Zwei Zigarillos am Tag ("einen vormittags, einen abends") gönnt Manfred Grünewald sich noch. Ansonsten hat der 81-Jährige mit der Materie, die sein Leben und das seines Bruders Heinz jahrzehntelang bestimmt hat, nichts mehr zu tun. Die beiden haben 1999 genau den richtigen Zeitpunkt zum Ausstieg aus dem gewinnträchtigen Tabak-Großhandel beim Unternehmen "tobaccoland" mit Sitz in Neuwerk erwischt: "Austria Tabak hatte uns ein exorbitantes Angebot gemacht, das wir nicht ablehnen konnten", sagt Heinz Grünewald (87). Zwei, drei Jahre später wurde in Deutschland die Anti-Raucher-Stimmung ("Kampagne", so die Grünewalds) immer stärker. Der Tabakkonsum sinkt, der Gesundheit, vielleicht auch des Preises wegen, seither beständig. "Der Staat aber kassiert heute mit 14 Milliarden Euro pro Jahr immer noch ungefähr so viel wie die 26 Milliarden D-Mark zu unserer Zeit", sagen die Grünewalds.

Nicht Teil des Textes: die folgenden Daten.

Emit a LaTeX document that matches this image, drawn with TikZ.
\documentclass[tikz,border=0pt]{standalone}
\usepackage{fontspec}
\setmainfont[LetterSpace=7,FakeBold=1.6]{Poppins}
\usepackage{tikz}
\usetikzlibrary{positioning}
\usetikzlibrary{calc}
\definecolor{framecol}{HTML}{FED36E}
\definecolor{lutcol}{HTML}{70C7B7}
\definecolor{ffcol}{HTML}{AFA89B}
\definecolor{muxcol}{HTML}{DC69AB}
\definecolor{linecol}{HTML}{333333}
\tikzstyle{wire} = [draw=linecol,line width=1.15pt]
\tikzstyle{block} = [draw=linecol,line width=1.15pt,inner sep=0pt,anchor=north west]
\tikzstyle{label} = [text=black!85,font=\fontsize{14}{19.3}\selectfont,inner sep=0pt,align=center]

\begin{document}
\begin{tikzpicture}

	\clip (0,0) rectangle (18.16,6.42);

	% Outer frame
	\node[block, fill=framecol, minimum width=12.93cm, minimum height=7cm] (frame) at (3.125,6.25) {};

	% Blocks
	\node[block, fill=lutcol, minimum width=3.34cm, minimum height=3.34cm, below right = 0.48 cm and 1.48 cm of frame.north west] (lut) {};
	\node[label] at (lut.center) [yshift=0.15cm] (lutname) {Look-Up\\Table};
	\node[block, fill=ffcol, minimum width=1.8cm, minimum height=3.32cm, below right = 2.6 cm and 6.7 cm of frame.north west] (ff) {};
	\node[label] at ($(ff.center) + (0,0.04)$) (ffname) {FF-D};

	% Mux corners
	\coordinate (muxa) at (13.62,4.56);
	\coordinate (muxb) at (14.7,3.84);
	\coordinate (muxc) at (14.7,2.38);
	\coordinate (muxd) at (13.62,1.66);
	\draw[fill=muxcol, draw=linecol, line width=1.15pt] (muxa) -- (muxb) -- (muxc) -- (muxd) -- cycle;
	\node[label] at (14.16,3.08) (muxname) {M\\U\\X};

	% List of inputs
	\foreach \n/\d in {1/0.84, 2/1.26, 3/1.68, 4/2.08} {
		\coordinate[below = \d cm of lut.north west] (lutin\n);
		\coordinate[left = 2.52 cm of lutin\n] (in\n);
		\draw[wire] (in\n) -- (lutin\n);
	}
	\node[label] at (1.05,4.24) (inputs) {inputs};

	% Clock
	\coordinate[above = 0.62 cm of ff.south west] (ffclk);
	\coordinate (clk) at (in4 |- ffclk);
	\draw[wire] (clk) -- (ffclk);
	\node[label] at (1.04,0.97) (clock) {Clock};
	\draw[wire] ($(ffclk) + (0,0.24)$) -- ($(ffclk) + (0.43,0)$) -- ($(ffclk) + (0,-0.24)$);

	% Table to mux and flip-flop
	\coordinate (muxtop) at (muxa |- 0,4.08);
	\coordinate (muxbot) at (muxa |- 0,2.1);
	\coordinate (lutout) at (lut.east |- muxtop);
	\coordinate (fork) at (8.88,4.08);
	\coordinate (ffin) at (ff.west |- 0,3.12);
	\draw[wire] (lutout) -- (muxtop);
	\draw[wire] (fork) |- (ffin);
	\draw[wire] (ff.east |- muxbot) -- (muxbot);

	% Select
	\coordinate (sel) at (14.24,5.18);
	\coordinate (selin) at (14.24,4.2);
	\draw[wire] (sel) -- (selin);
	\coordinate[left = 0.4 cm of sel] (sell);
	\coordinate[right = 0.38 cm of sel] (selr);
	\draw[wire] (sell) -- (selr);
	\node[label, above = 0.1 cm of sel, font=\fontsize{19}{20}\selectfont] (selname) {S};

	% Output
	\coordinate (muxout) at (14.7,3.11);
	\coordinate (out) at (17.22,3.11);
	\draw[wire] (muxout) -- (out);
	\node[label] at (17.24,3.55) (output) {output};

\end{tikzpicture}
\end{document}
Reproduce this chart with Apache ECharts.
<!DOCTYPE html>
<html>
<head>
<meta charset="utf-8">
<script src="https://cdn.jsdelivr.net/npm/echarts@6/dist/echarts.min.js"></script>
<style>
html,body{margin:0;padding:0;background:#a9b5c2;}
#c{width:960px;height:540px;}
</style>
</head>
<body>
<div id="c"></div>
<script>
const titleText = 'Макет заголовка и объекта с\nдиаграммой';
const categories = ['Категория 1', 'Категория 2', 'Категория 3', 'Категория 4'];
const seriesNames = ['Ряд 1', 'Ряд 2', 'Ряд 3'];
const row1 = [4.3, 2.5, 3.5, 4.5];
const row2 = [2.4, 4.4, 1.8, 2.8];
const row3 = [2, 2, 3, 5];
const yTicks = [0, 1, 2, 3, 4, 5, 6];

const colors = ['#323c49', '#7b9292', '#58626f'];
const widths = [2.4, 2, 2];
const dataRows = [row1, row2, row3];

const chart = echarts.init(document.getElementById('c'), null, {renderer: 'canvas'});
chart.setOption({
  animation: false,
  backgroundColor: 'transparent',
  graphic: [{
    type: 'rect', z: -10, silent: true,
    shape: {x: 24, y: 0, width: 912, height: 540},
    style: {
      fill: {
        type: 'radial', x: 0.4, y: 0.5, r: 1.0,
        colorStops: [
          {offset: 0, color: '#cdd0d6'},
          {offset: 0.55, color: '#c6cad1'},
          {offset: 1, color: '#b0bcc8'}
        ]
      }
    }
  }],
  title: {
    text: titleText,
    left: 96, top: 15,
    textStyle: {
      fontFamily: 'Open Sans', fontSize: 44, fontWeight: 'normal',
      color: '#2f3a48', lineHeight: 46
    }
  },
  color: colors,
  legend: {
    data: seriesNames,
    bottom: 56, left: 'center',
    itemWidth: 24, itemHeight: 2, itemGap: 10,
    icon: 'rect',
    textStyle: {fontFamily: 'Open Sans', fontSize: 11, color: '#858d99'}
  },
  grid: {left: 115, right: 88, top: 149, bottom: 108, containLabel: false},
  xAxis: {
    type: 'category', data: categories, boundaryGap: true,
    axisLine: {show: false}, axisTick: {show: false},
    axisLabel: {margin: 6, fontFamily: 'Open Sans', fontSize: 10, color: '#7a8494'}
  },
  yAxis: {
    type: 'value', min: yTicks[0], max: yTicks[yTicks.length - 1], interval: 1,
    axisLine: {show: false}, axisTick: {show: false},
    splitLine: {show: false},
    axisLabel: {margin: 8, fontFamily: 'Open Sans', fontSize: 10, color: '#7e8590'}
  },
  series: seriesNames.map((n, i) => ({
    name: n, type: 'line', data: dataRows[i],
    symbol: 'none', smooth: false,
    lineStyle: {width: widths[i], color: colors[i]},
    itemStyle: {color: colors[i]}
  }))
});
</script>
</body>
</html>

tobaccoland, das mit Fusionen und Zukäufen immer weiter expandierte, von Hamburg bis München, von Mönchengladbach bis Leipzig, hat es sogar ins Guiness-Buch der Rekorde geschafft: "Als weltweit größter Tabakwaren-Großhändler." 6,3 Milliarden D-Mark Umsatz im Jahr hat die Firma gemacht, als die Brüder 1999 ihre letzten Anteile an die österreichische Austria Tabak abgaben, die 1990 bereits 49 Prozent übernommen hatte. Tabakwaren waren längst nicht mehr das einzige Angebot der Firma, die 1998 mit Lekkerland fusionierte: einem Großhandelsunternehmen für Lebensmittel, Getränke, Tabakwaren, Telekommunikation und Non-Food. "Alternative wäre ein harter Wettbewerb der beiden Unternehmen", sagte Heinz Grünewald.

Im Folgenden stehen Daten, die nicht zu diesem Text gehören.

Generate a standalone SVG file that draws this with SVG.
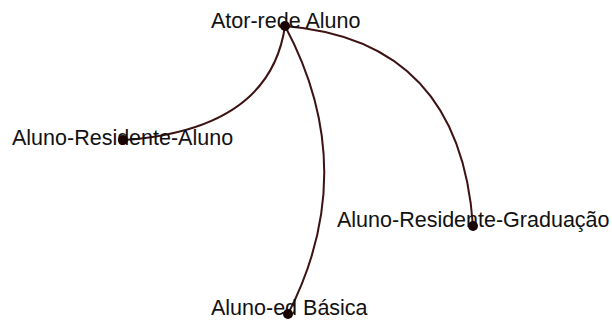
<svg xmlns="http://www.w3.org/2000/svg" width="612" height="320" viewBox="0 0 612 320">
<style>
.edge{fill:none;stroke:#3d1212;stroke-width:2}
.dot{fill:#1a0505}
.lbl{font-family:"Liberation Sans",Arial,sans-serif;font-size:21.5px;fill:#111}
</style>
<rect width="612" height="320" fill="#fff"/>
<g id="edges">
<path class="edge" d="M285,26 Q270,130 123,140"/>
<path class="edge" d="M285,26 Q362,170 288,314"/>
<path class="edge" d="M285,26 Q460,40 473,226"/>
</g>
<g id="n-hub"><text class="lbl" x="211" y="28">Ator-rede Aluno</text><circle class="dot" cx="285" cy="26" r="5"/></g>
<g id="n-ara"><text class="lbl" x="12" y="145">Aluno-Residente-Aluno</text><circle class="dot" cx="123" cy="140" r="5"/></g>
<g id="n-arg"><text class="lbl" x="337" y="227">Aluno-Residente-Graduação</text><circle class="dot" cx="473" cy="226" r="5"/></g>
<g id="n-aeb"><text class="lbl" x="211" y="315">Aluno-ed Básica</text><circle class="dot" cx="288" cy="314" r="5"/></g>
</svg>
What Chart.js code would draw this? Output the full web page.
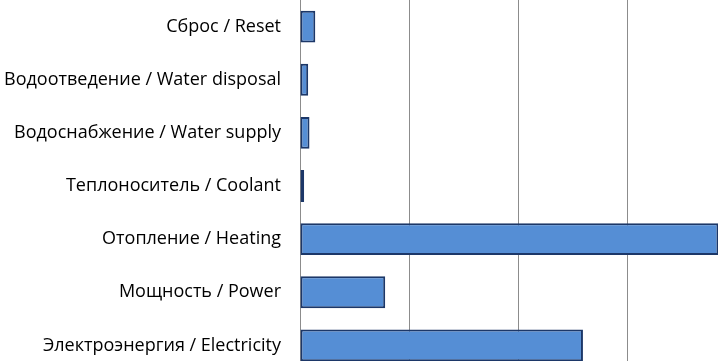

Mehr als 200.000 Zigaretten-Automaten hatte tobaccoland in der Spitze, heute sind es noch 100.000 bei der Anfang 1999 abgeteilten tobaccoland Automatengesellschaft. Ein Großteil des Umsatzes hatte sich verlagert, die beiden Unternehmer aus Windberg hatten den Trend frühzeitig erkannt: Immer mehr Zigaretten wurden an Tankstellen verkauft. tobaccoland schloss ab Mitte der 80er Jahre bundesweit Verträge mit den großen Mineralölkonzernen. Die bekamen von tobaccoland nicht nur Zigaretten, sondern auch Telefonkarten geliefert (nur die Deutsche Post verkaufte 1995 noch mehr davon), später Mobilfunk-Prepaidkarten, Taschenbücher und Kondome.

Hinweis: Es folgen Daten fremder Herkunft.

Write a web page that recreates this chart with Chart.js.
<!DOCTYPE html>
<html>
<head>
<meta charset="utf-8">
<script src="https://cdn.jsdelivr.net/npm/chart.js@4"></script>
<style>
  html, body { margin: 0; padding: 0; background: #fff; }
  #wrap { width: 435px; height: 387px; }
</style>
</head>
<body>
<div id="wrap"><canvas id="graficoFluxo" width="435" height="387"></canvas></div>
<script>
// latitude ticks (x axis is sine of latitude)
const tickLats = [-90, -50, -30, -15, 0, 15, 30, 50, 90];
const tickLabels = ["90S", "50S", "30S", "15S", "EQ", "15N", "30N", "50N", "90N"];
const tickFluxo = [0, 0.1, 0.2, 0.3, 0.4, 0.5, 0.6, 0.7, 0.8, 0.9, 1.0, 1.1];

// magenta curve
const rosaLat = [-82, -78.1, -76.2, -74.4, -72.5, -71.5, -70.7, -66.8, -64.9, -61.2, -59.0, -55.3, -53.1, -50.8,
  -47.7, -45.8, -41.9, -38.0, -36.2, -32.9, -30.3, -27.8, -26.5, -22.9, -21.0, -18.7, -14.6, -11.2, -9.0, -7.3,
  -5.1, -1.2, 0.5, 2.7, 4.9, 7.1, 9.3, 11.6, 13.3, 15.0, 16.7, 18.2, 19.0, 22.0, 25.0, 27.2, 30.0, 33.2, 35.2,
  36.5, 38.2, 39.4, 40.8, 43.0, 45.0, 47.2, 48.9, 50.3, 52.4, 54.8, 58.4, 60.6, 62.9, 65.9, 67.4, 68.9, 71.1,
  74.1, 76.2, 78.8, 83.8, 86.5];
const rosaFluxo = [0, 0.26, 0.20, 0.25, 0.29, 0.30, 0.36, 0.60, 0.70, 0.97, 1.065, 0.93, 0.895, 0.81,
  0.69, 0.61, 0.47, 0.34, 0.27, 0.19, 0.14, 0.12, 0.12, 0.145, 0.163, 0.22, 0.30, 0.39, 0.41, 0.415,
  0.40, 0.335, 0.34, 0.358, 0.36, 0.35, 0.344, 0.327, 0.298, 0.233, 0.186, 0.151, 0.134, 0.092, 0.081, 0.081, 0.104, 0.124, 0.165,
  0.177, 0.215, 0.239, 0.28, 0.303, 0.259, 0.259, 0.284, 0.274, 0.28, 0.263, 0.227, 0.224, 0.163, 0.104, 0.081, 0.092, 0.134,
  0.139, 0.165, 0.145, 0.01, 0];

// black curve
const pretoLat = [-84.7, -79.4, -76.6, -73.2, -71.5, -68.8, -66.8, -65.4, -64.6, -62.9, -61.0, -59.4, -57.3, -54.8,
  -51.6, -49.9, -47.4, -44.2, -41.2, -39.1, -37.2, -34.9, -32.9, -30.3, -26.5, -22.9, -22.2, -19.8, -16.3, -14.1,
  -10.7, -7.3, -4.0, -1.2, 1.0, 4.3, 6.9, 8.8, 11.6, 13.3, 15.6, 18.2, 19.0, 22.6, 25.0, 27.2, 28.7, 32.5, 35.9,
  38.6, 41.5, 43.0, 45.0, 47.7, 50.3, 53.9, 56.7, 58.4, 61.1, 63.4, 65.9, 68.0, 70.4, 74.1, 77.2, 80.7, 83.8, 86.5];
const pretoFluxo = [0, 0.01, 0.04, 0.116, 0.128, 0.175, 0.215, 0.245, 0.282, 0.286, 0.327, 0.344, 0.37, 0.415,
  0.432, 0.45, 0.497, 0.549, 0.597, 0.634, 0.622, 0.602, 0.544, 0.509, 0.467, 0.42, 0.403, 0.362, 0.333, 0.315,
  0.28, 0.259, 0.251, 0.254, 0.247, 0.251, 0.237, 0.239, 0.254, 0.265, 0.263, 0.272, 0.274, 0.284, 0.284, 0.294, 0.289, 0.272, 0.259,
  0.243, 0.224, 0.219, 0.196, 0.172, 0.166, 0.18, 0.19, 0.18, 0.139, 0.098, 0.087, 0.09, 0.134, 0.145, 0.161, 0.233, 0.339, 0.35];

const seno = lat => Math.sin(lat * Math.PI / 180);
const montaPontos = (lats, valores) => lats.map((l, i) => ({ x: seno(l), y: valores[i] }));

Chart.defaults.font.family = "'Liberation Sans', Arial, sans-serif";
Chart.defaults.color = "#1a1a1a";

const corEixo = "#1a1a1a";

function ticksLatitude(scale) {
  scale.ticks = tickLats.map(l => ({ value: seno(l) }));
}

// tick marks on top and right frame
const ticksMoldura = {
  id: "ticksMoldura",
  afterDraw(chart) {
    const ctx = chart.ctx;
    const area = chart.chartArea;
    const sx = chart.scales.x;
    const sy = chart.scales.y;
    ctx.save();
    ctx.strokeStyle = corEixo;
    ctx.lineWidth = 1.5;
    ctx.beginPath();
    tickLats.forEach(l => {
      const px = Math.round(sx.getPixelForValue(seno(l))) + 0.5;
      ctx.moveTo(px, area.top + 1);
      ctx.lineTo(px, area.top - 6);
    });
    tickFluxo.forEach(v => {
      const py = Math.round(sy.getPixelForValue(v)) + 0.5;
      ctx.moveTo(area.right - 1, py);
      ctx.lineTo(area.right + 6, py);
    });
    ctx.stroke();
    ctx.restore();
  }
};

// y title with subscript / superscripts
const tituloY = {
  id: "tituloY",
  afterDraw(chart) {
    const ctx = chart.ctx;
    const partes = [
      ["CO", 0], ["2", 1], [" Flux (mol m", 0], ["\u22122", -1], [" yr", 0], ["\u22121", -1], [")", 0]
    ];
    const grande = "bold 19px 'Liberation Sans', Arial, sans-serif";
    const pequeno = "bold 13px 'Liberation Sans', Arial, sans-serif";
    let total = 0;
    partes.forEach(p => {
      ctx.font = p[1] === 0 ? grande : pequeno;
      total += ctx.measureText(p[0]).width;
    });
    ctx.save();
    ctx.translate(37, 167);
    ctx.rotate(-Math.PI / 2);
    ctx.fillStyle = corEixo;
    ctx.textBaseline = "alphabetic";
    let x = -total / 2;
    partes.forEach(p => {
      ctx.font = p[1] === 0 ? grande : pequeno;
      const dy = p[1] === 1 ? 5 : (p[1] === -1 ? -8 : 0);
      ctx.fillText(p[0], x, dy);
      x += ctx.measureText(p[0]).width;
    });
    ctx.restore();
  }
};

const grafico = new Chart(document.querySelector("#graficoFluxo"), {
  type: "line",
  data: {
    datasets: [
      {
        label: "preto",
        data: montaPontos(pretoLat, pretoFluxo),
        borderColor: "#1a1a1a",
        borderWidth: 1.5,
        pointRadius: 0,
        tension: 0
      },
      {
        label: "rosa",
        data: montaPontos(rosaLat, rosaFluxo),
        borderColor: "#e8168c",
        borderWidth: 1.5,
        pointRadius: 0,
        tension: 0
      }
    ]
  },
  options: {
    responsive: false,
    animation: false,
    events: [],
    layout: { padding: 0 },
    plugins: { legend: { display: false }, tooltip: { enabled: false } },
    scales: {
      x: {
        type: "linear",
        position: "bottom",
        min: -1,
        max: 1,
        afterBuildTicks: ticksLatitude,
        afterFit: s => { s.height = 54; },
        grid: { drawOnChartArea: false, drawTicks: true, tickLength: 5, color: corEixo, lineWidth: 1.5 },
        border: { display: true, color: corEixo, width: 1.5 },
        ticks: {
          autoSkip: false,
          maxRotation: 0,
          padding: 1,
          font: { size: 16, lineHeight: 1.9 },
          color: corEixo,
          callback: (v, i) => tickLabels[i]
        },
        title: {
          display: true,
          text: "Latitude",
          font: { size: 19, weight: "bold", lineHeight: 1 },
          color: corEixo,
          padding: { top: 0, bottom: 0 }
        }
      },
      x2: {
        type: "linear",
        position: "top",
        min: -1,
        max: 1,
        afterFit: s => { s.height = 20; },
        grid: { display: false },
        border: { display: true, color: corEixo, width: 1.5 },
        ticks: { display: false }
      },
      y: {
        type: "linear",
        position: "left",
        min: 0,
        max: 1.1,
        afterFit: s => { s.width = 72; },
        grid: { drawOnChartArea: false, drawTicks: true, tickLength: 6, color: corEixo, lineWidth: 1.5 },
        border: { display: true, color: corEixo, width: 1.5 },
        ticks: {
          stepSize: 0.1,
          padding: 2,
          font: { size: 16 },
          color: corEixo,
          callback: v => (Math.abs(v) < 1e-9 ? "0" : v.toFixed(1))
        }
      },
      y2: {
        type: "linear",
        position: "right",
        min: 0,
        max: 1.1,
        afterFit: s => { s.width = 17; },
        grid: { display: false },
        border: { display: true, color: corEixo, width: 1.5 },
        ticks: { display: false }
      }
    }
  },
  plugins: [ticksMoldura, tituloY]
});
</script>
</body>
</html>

Begonnen hat die Erfolgsgeschichte der Familie 1926 in Windberg an der Ecke Annakirch- und Bebericher Straße. Wilhelm Grünewald, Vertreter einer niederländischen Zigarren-Firma, wagte den Schritt in die Selbstständigkeit, eröffnete mit Unterstützung seiner Frau Franziska einen Großhandel mit Tabakwaren. "Er brachte sie per Fahrrad zu den Kunden, meine Mutter war bald mit unterwegs", erzählt Heinz Grünewald. 1939, als der Krieg ausbrach, hatte die Firma bereits drei Automobile, mit denen sie in Gladbach, Rheydt und Umgebung auslieferte. Als es 1945 wieder losging, brachte auch der nun 16-jährige Heinz die Ware zu den Kunden - mit einem Rad, das den Krieg überstanden und noch Vollgummireifen hatte. Heinz und sieben Jahre später Manfred machten die Kaufmannslehre, stiegen ins Geschäft ein, bauten es immer weiter aus. Der Vater starb 1968. 1974 machte "Wilhelm Grünewald" 100.000 Mark Umsatz, doch das Geschäft wurde zunehmend schwieriger, Heinz und Manfred entschlossen sich zu einem strategischen Schritt: der Fusion mit dem Essener Großhändler J. A. Giesen (80.000 Mark Umsatz) und Fritz Henberg aus Borken (zwischen dem Münsterland und den Niederlanden, 60 Millionen) zur tobaccoland-Großhandelsgesellschaft mbH & Co. KG mit Sitz in Mönchengladbach. Alleinige Geschäftsführer waren Heinz und Manfred Grünewald.

"Durch die Aufhebung der Preisbindung im Großhandel, die Diskussion über eine kurzfristige weitere Preisanhebung und die anhaltende Kritik der Anti-Raucher-Lobby waren Kalkulationssicherheit und Investitionsbereitschaft der Fachgroßhandlungen beeinträchtigt, der Wettbewerb schärfer geworden. Dem mussten wir mit mehr Größe und Marktmacht begegnen", erläuterten die beiden Brüder. Eine Entwicklung, die sich über Jahrzehnte und mit dem Zusammenschluss von Bundesrepublik und DDR fortsetzen sollte. tobaccoland deutete die Zeichen der Zeit, expandierte weiter und wurde zum größten Tabakwaren-Großhändler (nicht nur) Deutschlands.